Смрадом этой провинциальной пошлятины были отравлены даже такие блестящие писатели, как Илья Ильф и Евгений Петров. Еще в 1936 году они совершили на автомобиле путешествие по Соединенным Штатам Америки и написали довольно симпатичную книгу «Одноэтажная Америка». Все, конечно, помнят это сочинение и придурковатого мистера Адамса, сопровождавшего путешественников и дававшего пояснения, так сказать, изнутри. В свое время для детей моего поколения эта книга была основательным все-таки источником информации о той удивительной стране, в которой я сейчас живу.
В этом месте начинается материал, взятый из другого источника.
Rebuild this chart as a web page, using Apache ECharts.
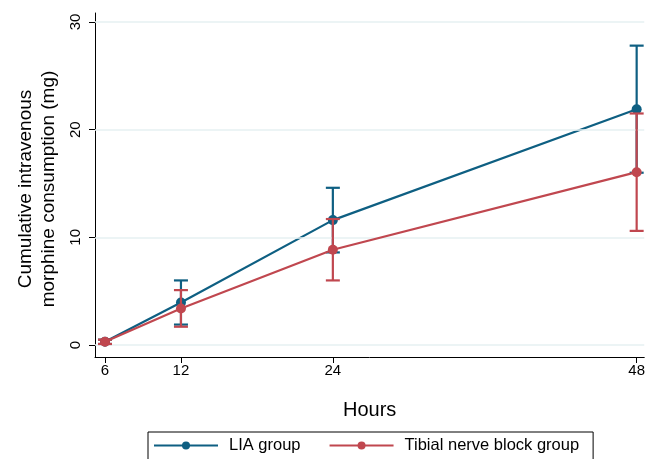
<!DOCTYPE html>
<html><head><meta charset="utf-8">
<script src="https://cdn.jsdelivr.net/npm/echarts@6/dist/echarts.min.js"></script>
<style>html,body{margin:0;padding:0;background:#fff}#c{width:648px;height:459px}</style>
</head><body><div id="c"></div>
<script>
const hours = [6, 12, 24, 48];
const xTicks = [6, 12, 24, 48];
const yTicks = [0, 10, 20, 30];
const liaMean = [0.3, 3.95, 11.6, 21.9];
const liaLow  = [0.1, 1.9, 8.6, 16.0];
const liaHigh = [0.5, 6.0, 14.6, 27.8];
const tnbMean = [0.3, 3.4, 8.85, 16.05];
const tnbLow  = [0.1, 1.7, 6.0, 10.6];
const tnbHigh = [0.5, 5.1, 11.7, 21.5];

const blue = '#0e5f82';
const red = '#c0474f';
const font = 'Liberation Sans, Arial, sans-serif';

function errSeries(name, low, high, color, z) {
  return {
    type: 'custom', name: name + '_err', z: z, silent: true,
    data: hours.map((h, i) => [h, low[i], high[i]]),
    renderItem: function (params, api) {
      const x = api.value(0);
      const p1 = api.coord([x, api.value(1)]);
      const p2 = api.coord([x, api.value(2)]);
      const w = 7;
      const st = { stroke: color, lineWidth: 2.2 };
      return { type: 'group', children: [
        { type: 'line', shape: { x1: p1[0], y1: p1[1], x2: p2[0], y2: p2[1] }, style: st },
        { type: 'line', shape: { x1: p1[0] - w, y1: p1[1], x2: p1[0] + w, y2: p1[1] }, style: st },
        { type: 'line', shape: { x1: p2[0] - w, y1: p2[1], x2: p2[0] + w, y2: p2[1] }, style: st }
      ]};
    }
  };
}

const chart = echarts.init(document.getElementById('c'));
chart.setOption({
  animation: false,
  textStyle: { fontFamily: font },
  grid: { left: 95, right: 3, top: 13, bottom: 102 },
  xAxis: {
    type: 'value', min: 5.21, max: 48.6,
    name: 'Hours', nameLocation: 'middle', nameGap: 43,
    nameTextStyle: { fontSize: 20, color: '#000', fontFamily: font },
    axisLine: { show: true, onZero: false, lineStyle: { color: '#000', width: 1 } },
    axisTick: { show: true, length: 6, customValues: xTicks, lineStyle: { color: '#000' } },
    axisLabel: { customValues: xTicks, fontSize: 15, color: '#000', margin: 6, fontFamily: font },
    splitLine: { show: false }
  },
  yAxis: {
    type: 'value', min: -1.11, max: 30.83,
    name: 'Cumulative intravenous\nmorphine consumption (mg)',
    nameLocation: 'middle', nameRotate: 90, nameGap: 33,
    nameTextStyle: { fontSize: 19, color: '#000', lineHeight: 23, fontFamily: font, padding: [0, 8, 0, 0] },
    axisLine: { show: true, onZero: false, lineStyle: { color: '#000', width: 1 } },
    axisTick: { show: true, length: 6, customValues: yTicks, lineStyle: { color: '#000' } },
    axisLabel: { customValues: yTicks, rotate: 90, fontSize: 15, color: '#000', margin: 12, fontFamily: font },
    splitLine: { show: false }
  },
  legend: {
    left: 148, top: 432, width: 460,
    data: ['LIA group', 'Tibial nerve block group'],
    itemWidth: 64, itemHeight: 10, itemGap: 28,
    borderColor: '#000', borderWidth: 1, borderRadius: 0,
    padding: [5, 14, 12, 5],
    textStyle: { fontSize: 16.5, color: '#000', fontFamily: font, padding: [0, 0, 0, 6] }
  },
  series: [
    {
      type: 'line', name: 'grid', silent: true, data: [], z: 0,
      markLine: {
        silent: true, symbol: 'none', label: { show: false },
        lineStyle: { color: '#e6f0f2', width: 1.5, type: 'solid' },
        data: yTicks.map(v => ({ yAxis: v }))
      }
    },
    errSeries('LIA', liaLow, liaHigh, blue, 3),
    {
      type: 'line', name: 'LIA group', z: 4,
      data: hours.map((h, i) => [h, liaMean[i]]),
      symbol: 'circle', symbolSize: 10,
      itemStyle: { color: blue }, lineStyle: { color: blue, width: 2.2 }
    },
    errSeries('TNB', tnbLow, tnbHigh, red, 5),
    {
      type: 'line', name: 'Tibial nerve block group', z: 6,
      data: hours.map((h, i) => [h, tnbMean[i]]),
      symbol: 'circle', symbolSize: 10,
      itemStyle: { color: red }, lineStyle: { color: red, width: 2.2 }
    }
  ]
});
</script></body></html>
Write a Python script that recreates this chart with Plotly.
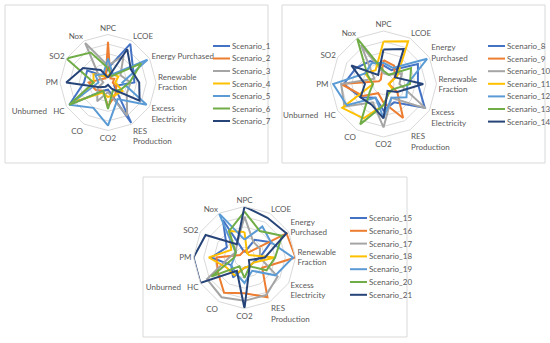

Любопытно будет как-нибудь сравнить впечатления Ильфа и Петрова с современным образом Америки, но не об этом сейчас речь. В книге этой — я недавно взял ее почитать перед сном — возникает иной раз тема русской эмиграции, можно даже при желании извлечь из нее некоторую метафизику, связанную с размещением человеческой личности и человеческого тела в той или иной среде. В Таосе, штат Нью-Мексико, Ильф и Петров случайно в ресторане встретились с русской дамой. Это была разведенная жена известного художника Фешина. До 1923 года они жили в Казани, а потом уехали в Америку. Фешин хорошо продавал свои картины, сделал себе имя, а потом решил отправиться в пустыню к мексиканской границе. В общем-то, в этом не было никакой тяги к отшельничеству, в том направлении в те годы двигалось много авангардных художников. В Таосе Фешин построил замечательный дом, а потом вдруг развелся с собеседницей Ильфа и Петрова и уехал в Мексико-Сити. Она осталась там одна, никто вокруг не говорил по-русски, что, конечно, хотя и несколько странно, но все же понятно, ибо живут там мексиканцы и индейцы. Встретив столь неожиданно земляков, да еще и писателей из Москвы, мадам Фешина, как пишут Ильф и Петров, «говорила жадно, хотела наговориться досыта, все время прикладывала руки к своему нервному лицу и повторяла: „Как странно говорить в Таосе по-русски с новыми людьми. Скажите, я еще не делаю в языке ошибок?“»
В самом деле, в тяжелом положении оказалась тогда эта женщина, можно было ей посочувствовать, и наши друзья посочувствовали эмигрантке, сказав: «Слушайте, зачем вы здесь сидите? Проситесь назад в Советский Союз». Отличный совет, ничего не скажешь, если учесть, что он был дан в конце 1936-го, то есть накануне 1937 года. «Куда мне ехать, поздно мне уже начинать новую жизнь, — посетовала мадам Фешина — и умчалась в темноту на своем старом тяжеловозе». Представьте себе ее будущее, если бы она не умчалась в темноту на своем старом тяжеловозе, а последовала снисходительному совету двух путешествующих советских грандов.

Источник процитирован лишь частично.